Astronomers have recorded the brightest energy flare ever observed. It occurred when a supermassive black hole tore apart and swallowed a huge star that came too close. This is reported by UNN with reference to Reuters.
The flare, which at its peak was 10 trillion times brighter than the Sun, originated in a galaxy located about 11 billion light-years from Earth.
Its source was a black hole with a mass of about 300 million Suns, much more massive than the one at the center of our Milky Way.
Researchers believe that the event occurred when a star with a mass of 30 to 200 solar masses came too close to the black hole. Under the influence of colossal gravity, it was torn apart - a phenomenon, and its remnants began to fall inward, causing powerful radiation.
According to astronomers, the star was probably part of a group of luminaries orbiting the black hole. It could have changed its orbit due to a collision or gravitational interaction with another body, which brought it closer to the point of no return.

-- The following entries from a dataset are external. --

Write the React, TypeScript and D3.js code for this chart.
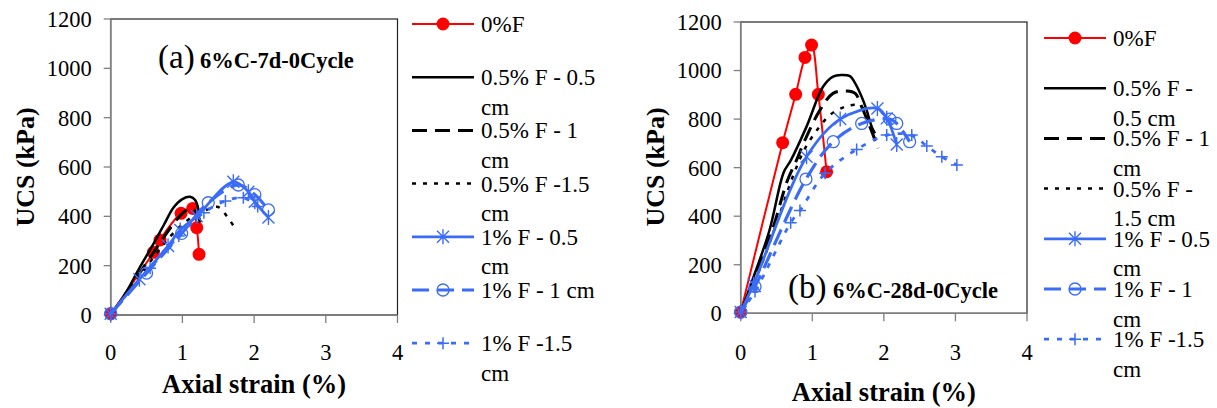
import * as d3 from 'd3';

// ---- data ----
type Pt = [number, number];

const xTicks = [0, 1, 2, 3, 4];
const yTicks = [0, 200, 400, 600, 800, 1000, 1200];

const legendA: string[][] = [
  ['0%F'],
  ['0.5% F - 0.5', 'cm'],
  ['0.5% F - 1', 'cm'],
  ['0.5% F -1.5', 'cm'],
  ['1% F - 0.5', 'cm'],
  ['1% F - 1 cm'],
  ['1% F -1.5', 'cm'],
];
const legendB: string[][] = [
  ['0%F'],
  ['0.5% F -', '0.5 cm'],
  ['0.5% F - 1', 'cm'],
  ['0.5% F -', '1.5 cm'],
  ['1% F - 0.5', 'cm'],
  ['1% F - 1', 'cm'],
  ['1% F -1.5', 'cm'],
];

// (a) 6%C-7d-0Cycle
const a_0F: Pt[] = [[0, 5], [0.595, 254], [0.688, 304], [0.981, 412], [1.144, 432], [1.2, 354], [1.232, 246]];
const a_05_05: Pt[] = [[0, 0], [0.2, 85], [0.4, 190], [0.6, 290], [0.75, 370], [0.874, 435], [1.0, 470], [1.107, 479], [1.18, 465], [1.23, 415]];
const a_05_1: Pt[] = [[0, 0], [0.3, 125], [0.6, 255], [0.85, 360], [1.0, 412], [1.1, 432], [1.18, 422], [1.25, 375]];
const a_05_15: Pt[] = [[0, 0], [0.3, 115], [0.6, 235], [0.9, 340], [1.15, 400], [1.39, 432], [1.5, 438], [1.64, 392], [1.76, 340]];
const a_1_05: Pt[] = [[0, 5], [0.4, 145], [0.8, 280], [0.97, 345], [1.2, 400], [1.71, 540], [1.92, 500], [2.01, 459], [2.2, 395]];
const a_1_1: Pt[] = [[0, 5], [0.5, 170], [0.99, 331], [1.36, 455], [1.78, 527], [2.01, 488], [2.2, 426]];
const a_1_15: Pt[] = [[0, 5], [0.55, 190], [0.95, 320], [1.3, 415], [1.6, 462], [1.85, 475], [2.05, 440]];

// (b) 6%C-28d-0Cycle
const b_0F: Pt[] = [[0, 5], [0.586, 703], [0.768, 902], [0.898, 1054], [0.99, 1105], [1.085, 902], [1.2, 583]];
const b_05_05: Pt[] = [[0, 0], [0.15, 125], [0.4, 340], [0.6, 580], [0.7, 630], [0.92, 769], [1.15, 933], [1.29, 975], [1.4, 982], [1.527, 977], [1.6, 947], [1.69, 892], [1.76, 837], [1.83, 769], [1.876, 741]];
const b_05_1: Pt[] = [[0, 0], [0.2, 150], [0.45, 350], [0.65, 545], [0.78, 631], [0.898, 714], [1.107, 837], [1.29, 906], [1.48, 916], [1.6, 906], [1.69, 851], [1.806, 768], [1.92, 680]];
const b_05_15: Pt[] = [[0, 0], [0.25, 170], [0.5, 370], [0.75, 580], [0.9, 680], [1.085, 762], [1.247, 817], [1.457, 851], [1.62, 858], [1.71, 844], [1.806, 775], [1.9, 690]];
const b_1_05: Pt[] = [[0, 5], [0.18, 120], [0.92, 645], [1.39, 800], [1.91, 844], [2.04, 803], [2.18, 695]];
const b_1_1: Pt[] = [[0, 5], [0.2, 110], [0.912, 553], [1.293, 707], [1.69, 782], [2.085, 800], [2.18, 782], [2.36, 707]];
const b_1_15: Pt[] = [[0, 5], [0.2, 90], [0.698, 373], [0.828, 423], [1.18, 577], [1.62, 675], [2.04, 734], [2.39, 734], [2.6, 689], [2.81, 645], [3.02, 611]];

const seriesA = [a_0F, a_05_05, a_05_1, a_05_15, a_1_05, a_1_1, a_1_15];
const seriesB = [b_0F, b_05_05, b_05_1, b_05_15, b_1_05, b_1_1, b_1_15];

// ---- styles ----
const RED = '#ff0000';
const BLUE = '#3a6cf6';
const FONT = 'Liberation Serif';

type Marker = 'dot' | 'star' | 'circle' | 'plus' | null;
const styles: { color: string; width: number; dash: string | null; marker: Marker }[] = [
  { color: RED, width: 2, dash: null, marker: 'dot' },
  { color: '#000', width: 2.5, dash: null, marker: null },
  { color: '#000', width: 3, dash: '15,8', marker: null },
  { color: '#000', width: 2.5, dash: '4,7', marker: null },
  { color: BLUE, width: 2.8, dash: null, marker: 'star' },
  { color: BLUE, width: 3.2, dash: '17,8', marker: 'circle' },
  { color: BLUE, width: 2.8, dash: '5,8', marker: 'plus' },
];

function MarkerShape({ type, x, y, color }: { type: Marker; x: number; y: number; color: string }) {
  if (type === 'dot') return <circle cx={x} cy={y} r={6.5} fill={color} />;
  if (type === 'circle') return <circle cx={x} cy={y} r={6} fill="none" stroke={color} strokeWidth={1.3} />;
  if (type === 'plus') {
    const s = 6;
    return (
      <path d={`M${x - s},${y}H${x + s}M${x},${y - s}V${y + s}`} stroke={color} strokeWidth={1.5} fill="none" />
    );
  }
  if (type === 'star') {
    const s = 6;
    return (
      <path
        d={`M${x - s},${y - s}L${x + s},${y + s}M${x - s},${y + s}L${x + s},${y - s}M${x},${y - s - 1.5}V${y + s + 1.5}`}
        stroke={color}
        strokeWidth={1.4}
        fill="none"
      />
    );
  }
  return null;
}

interface PanelProps {
  series: Pt[][];
  legend: string[][];
  xRange: [number, number];
  yRange: [number, number];
  legendX: number;
  legendY0: number;
  legendStep: number;
  tag: string;
  title: string;
  tagX: number;
  titleX: number;
  tagY: number;
  yTitleX: number;
  xTitleY: number;
}

function Panel(p: PanelProps) {
  const x = d3.scaleLinear().domain([0, 4]).range(p.xRange);
  const y = d3.scaleLinear().domain([0, 1200]).range(p.yRange);
  const line = d3
    .line<Pt>()
    .x(d => x(d[0]))
    .y(d => y(d[1]))
    .curve(d3.curveCatmullRom.alpha(0.5));

  const [x0, x1] = p.xRange;
  const [yb, yt] = p.yRange;

  return (
    <g>
      {/* frame */}
      <rect x={x0} y={yt} width={x1 - x0} height={yb - yt} fill="#fff" stroke="#222" strokeWidth={1.2} />
      <line x1={x0} x2={x0} y1={yt} y2={yb} stroke="#7f7f7f" strokeWidth={1.6} />
      <line x1={x0} x2={x1} y1={yb} y2={yb} stroke="#7f7f7f" strokeWidth={1.6} />

      {/* y axis */}
      {yTicks.map(t => (
        <g key={'y' + t}>
          <line x1={x0 - 7} x2={x0} y1={y(t)} y2={y(t)} stroke="#7f7f7f" strokeWidth={1.3} />
          <text x={x0 - 19} y={y(t)} dy="0.35em" textAnchor="end" fontSize={22.5} fontFamily={FONT}>
            {t}
          </text>
        </g>
      ))}
      {/* x axis */}
      {xTicks.map(t => (
        <g key={'x' + t}>
          <line x1={x(t)} x2={x(t)} y1={yb} y2={yb + 8} stroke="#7f7f7f" strokeWidth={1.3} />
          <text x={x(t)} y={352} dy="0.35em" textAnchor="middle" fontSize={22.5} fontFamily={FONT}>
            {t}
          </text>
        </g>
      ))}

      <text
        transform={`translate(${p.yTitleX},167) rotate(-90)`}
        textAnchor="middle"
        dy="0.35em"
        fontSize={26}
        fontWeight="bold"
        fontFamily={FONT}
      >
        UCS (kPa)
      </text>
      <text
        x={(x0 + x1) / 2}
        y={p.xTitleY}
        textAnchor="middle"
        fontSize={26.5}
        fontWeight="bold"
        fontFamily={FONT}
      >
        Axial strain (%)
      </text>

      {/* panel tag */}
      <text x={p.tagX} y={p.tagY} fontSize={33} fontFamily={FONT}>
        {p.tag}
      </text>
      <text x={p.titleX} y={p.tagY} fontSize={22.5} fontWeight="bold" fontFamily={FONT}>
        {p.title}
      </text>

      {/* series */}
      {p.series.map((data, i) => {
        const st = styles[i];
        return (
          <g key={'s' + i}>
            <path
              d={line(data) || ''}
              fill="none"
              stroke={st.color}
              strokeWidth={st.width}
              strokeDasharray={st.dash || undefined}
              strokeLinejoin="round"
            />
            {st.marker &&
              data.map((d, j) => <MarkerShape key={j} type={st.marker} x={x(d[0])} y={y(d[1])} color={st.color} />)}
          </g>
        );
      })}

      {/* legend */}
      {p.legend.map((lines, i) => {
        const st = styles[i];
        const ly = p.legendY0 + i * p.legendStep;
        const lx0 = p.legendX;
        const lx1 = p.legendX + 62;
        return (
          <g key={'l' + i}>
            <line
              x1={lx0}
              x2={lx1}
              y1={ly}
              y2={ly}
              stroke={st.color}
              strokeWidth={st.width}
              strokeDasharray={st.dash || undefined}
            />
            {st.marker && <MarkerShape type={st.marker} x={(lx0 + lx1) / 2} y={ly} color={st.color} />}
            {lines.map((t, k) => (
              <text key={k} x={lx1 + 7} y={ly + k * 29.5} dy="0.35em" fontSize={23} fontFamily={FONT}>
                {t}
              </text>
            ))}
          </g>
        );
      })}
    </g>
  );
}

export default function App() {
  return (
    <svg
      width={1217}
      height={408}
      viewBox="0 0 1217 408"
      style={{ position: 'absolute', left: 0, top: 0, background: '#fff' }}
    >
      <rect width={1217} height={408} fill="#fff" />
      <Panel
        series={seriesA}
        legend={legendA}
        xRange={[110.7, 397.5]}
        yRange={[315, 19]}
        legendX={412}
        legendY0={24}
        legendStep={53.2}
        tag="(a)"
        title="6%C-7d-0Cycle"
        tagX={158}
        titleX={200}
        tagY={68}
        yTitleX={25}
        xTitleY={393}
      />
      <Panel
        series={seriesB}
        legend={legendB}
        xRange={[740.7, 1027]}
        yRange={[313.3, 22]}
        legendX={1044}
        legendY0={38}
        legendStep={50.2}
        tag="(b)"
        title="6%C-28d-0Cycle"
        tagX={788}
        titleX={833}
        tagY={298}
        yTitleX={655}
        xTitleY={401}
      />
    </svg>
  );
}
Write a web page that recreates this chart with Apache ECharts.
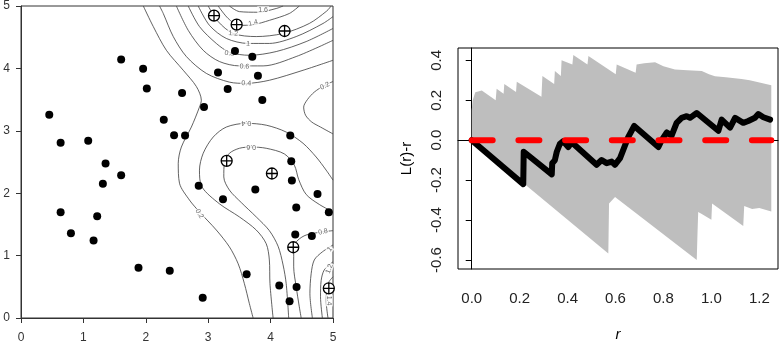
<!DOCTYPE html>
<html><head><meta charset="utf-8">
<script src="https://cdn.jsdelivr.net/npm/echarts@6/dist/echarts.min.js"></script>
<style>html,body{margin:0;padding:0;background:#fff}#c{width:784px;height:347px}</style>
</head><body><div id="c"></div>
<script>
// ===== Left panel: point pattern =====
const dotsX = [0.453,0.635,1.077,1.355,1.605,1.312,0.635,1.221,0.800,1.163,1.883,2.384,2.912,1.605,1.957,2.016,2.581,2.288,2.453,2.629,2.933,2.848,3.237,3.157,3.312,3.429,3.707,3.797,3.867,4.315,4.331,4.341,3.755,4.752,4.411,4.933,4.395,4.661,3.616,4.139,4.416,4.304];
const dotsY = [3.257,2.807,2.840,2.476,2.289,2.150,1.695,1.631,1.358,1.241,0.807,0.759,0.326,4.144,3.995,3.679,3.604,3.176,2.930,2.925,3.380,2.118,1.904,3.936,3.668,4.278,4.187,3.882,3.492,2.925,2.513,2.203,2.059,1.989,1.770,1.695,1.337,1.316,0.701,0.519,0.497,0.267];
const markX = [3.093,3.456,4.224,3.296,4.021,4.363,4.933];
const markY = [4.845,4.701,4.599,2.519,2.316,1.134,0.476];
const xTicksL = [0,1,2,3,4,5];
const yTicksL = [0,1,2,3,4,5];

// contour lines (x, y pairs)
const c02main = [[1.96,5],[2.12,4.67],[2.33,4.29],[2.60,3.97],[2.81,3.71],[2.89,3.49],[2.86,3.38],[2.73,3.06],[2.57,2.74],[2.52,2.48],[2.54,2.16],[2.70,1.89],[2.86,1.70],[3.13,1.41],[3.34,1.14],[3.48,0.87],[3.58,0.55],[3.66,0.23],[3.72,0]];
const c02pocket = [[5,3.79],[4.85,3.72],[4.70,3.62],[4.59,3.50],[4.53,3.38],[4.56,3.25],[4.66,3.14],[4.80,3.06],[5,2.95]];
const c04top = [[2.22,5],[2.28,4.88],[2.44,4.51],[2.65,4.19],[2.97,3.92],[3.34,3.78],[3.61,3.76],[3.98,3.81],[4.52,3.97],[5,4.13]];
const c06top = [[2.49,5],[2.68,4.61],[2.92,4.29],[3.18,4.11],[3.50,4.04],[3.88,4.04],[4.41,4.19],[5,4.45]];
const c08top = [[2.68,5],[2.86,4.67],[3.13,4.40],[3.34,4.26],[3.66,4.21],[4.09,4.27],[4.57,4.43],[5,4.64]];
const c10top = [[2.84,5],[3.02,4.69],[3.29,4.48],[3.64,4.40],[3.98,4.40],[4.41,4.51],[4.84,4.72],[5,4.83]];
const c12top = [[3.00,5],[3.16,4.75],[3.40,4.56],[3.77,4.51],[4.20,4.56],[4.62,4.72],[4.90,4.92],[4.97,5]];
const c14top = [[3.16,5],[3.32,4.80],[3.50,4.69],[3.72,4.70],[3.98,4.77],[4.30,4.88],[4.46,5]];
const c16top = [[3.34,5],[3.50,4.91],[3.80,4.90],[4.09,4.96],[4.20,5]];
const c04mid = [[5,2.21],[4.89,2.37],[4.73,2.58],[4.52,2.80],[4.25,2.98],[3.93,3.09],[3.61,3.12],[3.29,3.06],[3.08,2.90],[2.92,2.64],[2.86,2.37],[2.90,2.10],[3.18,1.83],[3.50,1.62],[3.77,1.41],[3.93,1.19],[3.98,0.93],[3.99,0.55],[4.04,0]];
const c06mid = [[5,1.70],[4.78,1.82],[4.57,1.98],[4.45,2.22],[4.38,2.45],[4.22,2.63],[3.93,2.72],[3.69,2.74],[3.50,2.72],[3.34,2.64],[3.26,2.50],[3.25,2.26],[3.34,2.05],[3.53,1.85],[3.77,1.62],[3.98,1.40],[4.12,1.15],[4.20,0.85],[4.25,0.55],[4.29,0]];
const c08br = [[5,1.40],[4.83,1.38],[4.57,1.33],[4.44,1.25],[4.37,1.14],[4.37,0.82],[4.41,0.50],[4.46,0.18],[4.49,0]];
const c10br = [[5,1.17],[4.83,1.06],[4.70,0.93],[4.65,0.71],[4.63,0.39],[4.67,0]];
const c12br = [[5,0.90],[4.86,0.77],[4.81,0.60],[4.80,0.34],[4.83,0]];
const c14br = [[5,0.66],[4.92,0.55],[4.89,0.28],[4.92,0]];
const contourLines = [c02main,c02pocket,c04top,c06top,c08top,c10top,c12top,c14top,c16top,c04mid,c06mid,c08br,c10br,c12br,c14br];

const labX   = [3.88,3.72,3.40,3.64,3.34,3.58,3.61,4.87,3.61,3.69,2.86,4.84,4.95,4.94,4.94];
const labY   = [4.94,4.73,4.56,4.39,4.24,4.03,3.76,3.72,3.12,2.74,1.67,1.38,1.10,0.79,0.28];
const labTxt = ['1.6','1.4','1.2','1','0.8','0.6','0.4','0.2','0.4','0.6','0.2','0.8','1','1.2','1.4'];
const labRot = [0,15,-5,-5,-8,-3,-3,25,180,180,-60,12,50,70,-90];

// ===== Right panel: L(r)-r =====
const rTicks = [0,0.2,0.4,0.6,0.8,1.0,1.2];
const vTicks = [-0.6,-0.4,-0.2,0.0,0.2,0.4];
const obsR = [0,0.215,0.217,0.334,0.336,0.347,0.355,0.368,0.382,0.403,0.417,0.521,0.542,0.563,0.584,0.598,0.619,0.632,0.653,0.678,0.779,0.792,0.814,0.834,0.855,0.876,0.897,0.911,0.939,1.029,1.043,1.078,1.099,1.133,1.154,1.182,1.196,1.217,1.245];
const obsV = [0,-0.220,-0.058,-0.171,-0.115,-0.100,-0.058,-0.018,-0.005,-0.034,-0.010,-0.123,-0.099,-0.115,-0.107,-0.123,-0.090,-0.050,0.015,0.071,-0.034,-0.001,0.039,0.023,0.087,0.112,0.120,0.112,0.136,0.047,0.103,0.063,0.112,0.087,0.096,0.112,0.131,0.115,0.103];
const envUpR = [0,0.004,0.015,0.042,0.100,0.104,0.133,0.136,0.185,0.188,0.291,0.295,0.344,0.347,0.372,0.375,0.420,0.424,0.483,0.487,0.601,0.605,0.684,0.688,0.720,0.765,0.800,0.848,0.900,0.960,0.990,1.015,1.060,1.126,1.160,1.196,1.250];
const envUpV = [0.15,0.20,0.24,0.249,0.20,0.257,0.233,0.282,0.241,0.293,0.217,0.322,0.282,0.346,0.322,0.400,0.379,0.427,0.379,0.422,0.330,0.379,0.338,0.379,0.385,0.390,0.370,0.354,0.350,0.346,0.330,0.320,0.315,0.306,0.300,0.290,0.275];
const envLoR = [0,0.570,0.573,0.598,0.939,0.942,0.945,0.960,1.000,1.003,1.133,1.137,1.170,1.200,1.250];
const envLoV = [0,-0.568,-0.317,-0.285,-0.600,-0.470,-0.360,-0.370,-0.398,-0.317,-0.430,-0.330,-0.345,-0.340,-0.357];
const theoR = [0,1.25];
const theoV = [0,0];

const FONT = "'Liberation Sans', Arial, sans-serif";
const chart = echarts.init(document.getElementById('c'), null, {renderer:'canvas'});

const series = [];
contourLines.forEach(function(cl){
  series.push({type:'line', xAxisIndex:0, yAxisIndex:0, data:cl, smooth:0.3, symbol:'none', silent:true,
    lineStyle:{color:'#3a3a3a', width:0.8}, z:2, animation:false});
});
series.push({type:'scatter', xAxisIndex:0, yAxisIndex:0, symbolSize:0, silent:true, z:3, animation:false,
  data: labX.map(function(x,i){return {value:[x,labY[i]], name:labTxt[i], label:{rotate:labRot[i]}};}),
  label:{show:true, position:'inside', formatter:'{b}', fontSize:7, color:'#444', fontFamily:FONT,
    backgroundColor:'#fff', padding:[0,1]}});
series.push({type:'scatter', xAxisIndex:0, yAxisIndex:0, symbol:'circle', symbolSize:8, z:4, animation:false,
  data: dotsX.map(function(x,i){return [x,dotsY[i]];}), itemStyle:{color:'#000', opacity:1}});
series.push({type:'scatter', xAxisIndex:0, yAxisIndex:0, z:5, animation:false,
  symbol:'path://M10,0A10,10,0,1,1,-10,0A10,10,0,1,1,10,0ZM-10,0L10,0M0,-10L0,10', symbolSize:11,
  data: markX.map(function(x,i){return [x,markY[i]];}),
  itemStyle:{color:'#fff', borderColor:'#000', borderWidth:1.3, opacity:1}});

series.push({type:'custom', xAxisIndex:1, yAxisIndex:1, silent:true, z:1, animation:false, data:[[0,0]],
  renderItem:function(params, api){
    const pts = [];
    for (let i=0;i<envUpR.length;i++) pts.push(api.coord([envUpR[i], envUpV[i]]));
    for (let i=envLoR.length-1;i>=0;i--) pts.push(api.coord([envLoR[i], envLoV[i]]));
    return {type:'polygon', shape:{points:pts}, style:{fill:'#bebebe', stroke:null}};
  }});
series.push({type:'line', xAxisIndex:1, yAxisIndex:1, symbol:'none', z:3, animation:false, silent:true,
  data: obsR.map(function(r,i){return [r,obsV[i]];}),
  lineStyle:{color:'#000', width:6, cap:'round', join:'round'}});
series.push({type:'line', xAxisIndex:1, yAxisIndex:1, symbol:'none', z:4, animation:false, silent:true,
  data: theoR.map(function(r,i){return [r,theoV[i]];}),
  lineStyle:{color:'#ff0000', width:6, type:[21,25.7], cap:'round'}});

const axisLbl = {fontFamily:FONT, color:'#222'};
chart.setOption({
  animation:false,
  backgroundColor:'#fff',
  grid:[
    {left:21, top:6, width:312, height:312, show:true, borderColor:'#333', borderWidth:1, backgroundColor:'transparent'},
    {left:458, top:48, width:320, height:228, show:true, borderColor:'#000', borderWidth:1, backgroundColor:'transparent'}
  ],
  xAxis:[
    {type:'value', gridIndex:0, min:0, max:5, interval:1, splitLine:{show:false},
     axisLine:{show:true, lineStyle:{color:'#333'}}, axisTick:{show:true, length:5, lineStyle:{color:'#333'}},
     axisLabel:{fontSize:12, margin:14, color:'#333', fontFamily:FONT}},
    {type:'value', gridIndex:1, min:-0.0572, max:1.278, splitLine:{show:false},
     axisLine:{show:true, lineStyle:{color:'#000'}},
     axisTick:{show:true, length:6, customValues:rTicks, lineStyle:{color:'#000'}},
     axisLabel:Object.assign({fontSize:15, margin:22, customValues:rTicks, formatter:function(v){return v.toFixed(1);}}, axisLbl),
     name:'r', nameLocation:'middle', nameGap:58, nameTextStyle:{fontFamily:FONT, fontSize:15, fontStyle:'italic', color:'#000'}}
  ],
  yAxis:[
    {type:'value', gridIndex:0, min:0, max:5, interval:1, splitLine:{show:false},
     axisLine:{show:true, lineStyle:{color:'#333'}}, axisTick:{show:true, length:5, lineStyle:{color:'#333'}},
     axisLabel:{fontSize:12, margin:11, color:'#333', fontFamily:FONT}},
    {type:'value', gridIndex:1, min:-0.6451, max:0.4617, splitLine:{show:false},
     axisLine:{show:true, lineStyle:{color:'#000'}},
     axisTick:{show:true, length:6, customValues:vTicks, lineStyle:{color:'#000'}},
     axisLabel:Object.assign({fontSize:15, margin:14, rotate:90, customValues:vTicks, formatter:function(v){return v.toFixed(1);}}, axisLbl),
     name:'L(r)-r', nameLocation:'middle', nameRotate:90, nameGap:44, nameTextStyle:{fontFamily:FONT, fontSize:15, color:'#000'}}
  ],
  series:series
});
</script>
</body></html>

"Whatever the case, the star got close enough to the supermassive black hole that it was 'spaghettified' – that is, stretched out, becoming long and thin, due to the supermassive black hole's gravity, which intensifies as you get very close to it. Then this material spiraled around the supermassive black hole as it fell inward," said astronomer and co-author of the study K. E. Saavik Ford of Manhattan Community College and the Graduate Center of the City University of New York.
As the star's remnants began to fall into the black hole, the gas heated up and glowed, creating a spectacular flare. During the observations, its brightness increased 40 times, reaching a maximum in June 2018. This flare turned out to be 30 times more powerful than any other previously recorded.
Observations were conducted using telescopes in California, Arizona, and Hawaii. Other possible explanations — a star explosion, a jet of matter, or gravitational lensing — were rejected as they did not match the collected data.
The event astronomers are seeing today actually happened billions of years ago — so far away that it took light almost the entire age of the Universe to reach Earth.
Now the flare is gradually fading, and researchers predict that the process will last about 11 years.
"The flare is still fading," said lead author of the study, astronomer Matthew Graham of the California Institute of Technology.